Social Reality Construction via Active Inference: Modeling the Dialectic of Conformity and Creativity
Researchers use active inference to show how conformity and creativity shape our social reality.
Researchers Kentaro Nomura and Takato Horii have published a novel computational model that simulates how social groups collectively construct shared beliefs and cultural norms. Using a multi-agent system grounded in active inference—a theoretical framework where intelligent agents act to minimize prediction error—the study formalizes the dialectical tension between conformity and creativity. Each agent maintains an internal generative model of the world, communicates with neighbors to form social priors, generates novel observations, and selectively incorporates others' creations into its memory. This creates a dynamic, bidirectional process where social reality is both internalized and reshaped.
Simulation experiments on structured social networks revealed three key phenomena. First, informationally cohesive social groups emerged endogenously, with agents' internal representations aligning according to the underlying network's cluster topology. Second, a circular relationship formed between social representations and the distribution of observable creations, maintained through agents' creative acts that project their internal structures onto the external world. Third, the propagation of novel creations followed selective, heterogeneous patterns distinct from the stable diffusion of shared beliefs, indicating that agents construct distinct cultural niches through local interaction dynamics. The work, submitted to the ALIFE 2026 conference, provides a unified computational framework for understanding the emergence of social reality.

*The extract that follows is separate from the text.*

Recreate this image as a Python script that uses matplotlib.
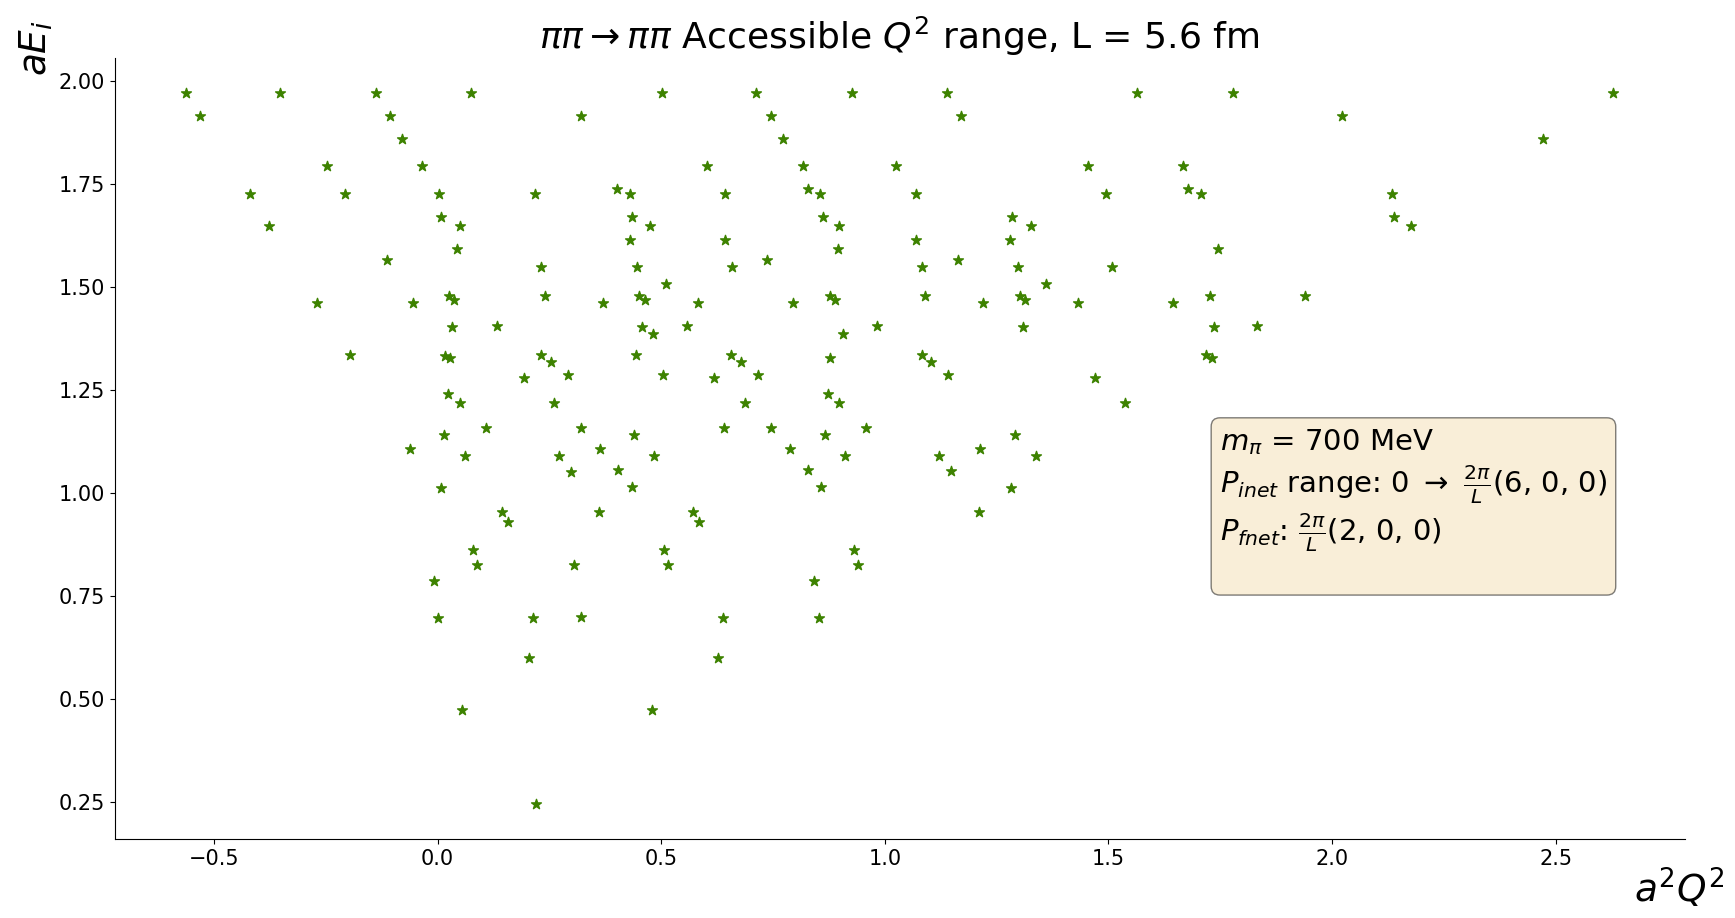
import matplotlib
matplotlib.use('Agg')
import matplotlib.pyplot as plt

# ------------------ Data ---------------------------------------------

q2 = [
    -0.563, -0.531, -0.352, -0.138, -0.107, -0.080, 0.074, -0.248, -0.036, -0.420,
    -0.208, 0.004, 0.008, 0.049, -0.378, 0.044, -0.114, -0.269, -0.055, 0.025,
    0.037, 0.031, 0.133, -0.195, 0.017, 0.028, 0.023, 0.049, 0.108, 0.015,
    -0.062, 0.061,
    0.501, 0.712, 0.926, 0.320, 0.746, 0.772, 0.602, 0.816, 1.025, 0.218,
    0.402, 0.431, 0.642, 0.829, 0.856, 0.435, 0.475, 0.861, 0.898, 0.431,
    0.642, 0.896, 0.737, 0.232, 0.446, 0.658, 0.510, 0.239, 0.369, 0.451,
    0.464, 0.583, 0.795, 0.877, 0.888, 0.458, 0.482, 0.558, 0.906, 0.983,
    0.232, 0.254, 0.444, 0.656, 0.678, 0.878, 0.192, 0.291, 0.503, 0.619,
    0.717, 0.260, 0.687, 0.873, 0.898, 0.320, 0.440, 0.640, 0.746, 0.866,
    0.957, 0.362, 0.788, 0.271, 0.483, 0.911,
    1.140, 1.563, 1.778, 1.170, 1.455, 1.666, 1.069, 1.494, 1.679, 1.707,
    1.285, 1.326, 1.069, 1.280, 1.746, 1.163, 1.082, 1.297, 1.509, 1.361,
    1.090, 1.219, 1.302, 1.314, 1.433, 1.645, 1.727, 1.309, 1.735, 1.833,
    1.082, 1.104, 1.719, 1.731, 1.141, 1.469, 1.537, 1.292, 1.212, 1.122,
    1.337,
    2.022, 2.629, 2.472, 2.133, 2.138, 2.176, 1.940,
    0.007, 0.145, 0.158, 0.079, 0.089, -0.008, 0.000, 0.055,
    0.299, 0.404, 0.434, 0.828, 0.858, 0.360, 0.572, 0.585, 0.506, 0.516,
    0.930, 0.941, 0.304, 0.842, 0.213, 0.320, 0.638, 0.852, 0.205, 0.627,
    0.480, 0.220,
    1.149, 1.283, 1.210,
]

energy = [
    1.971, 1.917, 1.971, 1.971, 1.917, 1.860, 1.971, 1.795, 1.795, 1.726,
    1.726, 1.726, 1.670, 1.649, 1.649, 1.593, 1.565, 1.462, 1.462, 1.479,
    1.470, 1.404, 1.407, 1.336, 1.334, 1.328, 1.241, 1.218, 1.157, 1.141,
    1.108, 1.090,
    1.971, 1.971, 1.971, 1.917, 1.917, 1.860, 1.795, 1.795, 1.795, 1.726,
    1.738, 1.726, 1.726, 1.738, 1.726, 1.670, 1.649, 1.670, 1.649, 1.616,
    1.616, 1.593, 1.565, 1.548, 1.548, 1.548, 1.508, 1.479, 1.462, 1.479,
    1.470, 1.462, 1.462, 1.479, 1.470, 1.404, 1.387, 1.407, 1.387, 1.407,
    1.336, 1.318, 1.336, 1.336, 1.318, 1.328, 1.279, 1.286, 1.287, 1.279,
    1.286, 1.218, 1.218, 1.241, 1.218, 1.157, 1.141, 1.157, 1.157, 1.141,
    1.157, 1.108, 1.108, 1.090, 1.090, 1.090,
    1.971, 1.971, 1.971, 1.917, 1.795, 1.795, 1.726, 1.726, 1.738, 1.726,
    1.670, 1.649, 1.616, 1.616, 1.593, 1.565, 1.548, 1.548, 1.548, 1.508,
    1.479, 1.462, 1.479, 1.470, 1.462, 1.462, 1.479, 1.404, 1.404, 1.407,
    1.336, 1.318, 1.336, 1.328, 1.286, 1.279, 1.218, 1.141, 1.108, 1.090,
    1.090,
    1.917, 1.971, 1.860, 1.726, 1.670, 1.649, 1.479,
    1.013, 0.955, 0.930, 0.863, 0.826, 0.786, 0.697, 0.473,
    1.052, 1.055, 1.014, 1.055, 1.014, 0.955, 0.955, 0.930, 0.863, 0.826,
    0.863, 0.826, 0.826, 0.786, 0.697, 0.700, 0.697, 0.697, 0.600, 0.600,
    0.473, 0.246,
    1.053, 1.013, 0.955,
]

title = r'$\pi\pi \rightarrow \pi\pi$ Accessible $Q^2$ range, L = 5.6 fm'
info = (r'$m_{\pi}$ = 700 MeV' + '\n'
        + r'$P_{inet}$ range: 0 $\rightarrow$ $\frac{2\pi}{L}$(6, 0, 0)' + '\n'
        + r'$P_{fnet}$: $\frac{2\pi}{L}$(2, 0, 0)' + '\n')

# ------------------ Plot --------------------

fig = plt.figure(figsize=(17.35, 9.18), dpi=100)
ax = fig.add_axes([0.066, 0.086, 0.905, 0.851])

ax.scatter(q2, energy, marker='*', s=55, color='#3d8200')

ax.spines['top'].set_visible(False)
ax.spines['right'].set_visible(False)
ax.tick_params(labelsize=15)

ax.set_title(title, fontsize=26)

fig.text(0.994, 0.008, r'$a^2Q^2$', fontsize=27, ha='right', va='bottom')
fig.text(0.010, 0.978, r'$aE_i$', fontsize=27, rotation=90, ha='left', va='top')

props = dict(boxstyle='round', facecolor='wheat', alpha=0.5)
ax.text(0.704, 0.527, info, transform=ax.transAxes, fontsize=21,
        va='top', ha='left', bbox=props)

fig.savefig('out.png')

- The model uses active inference to simulate how multi-agent systems form shared beliefs through local network interactions.
- Simulations show endogenous emergence of cohesive belief clusters that mirror the underlying social network's topology.
- Creative acts by agents project representational structure onto the world, creating a feedback loop that shapes cultural niches.
Why It Matters
This research bridges AI and social science, offering tools to model cultural evolution, misinformation spread, and organizational dynamics.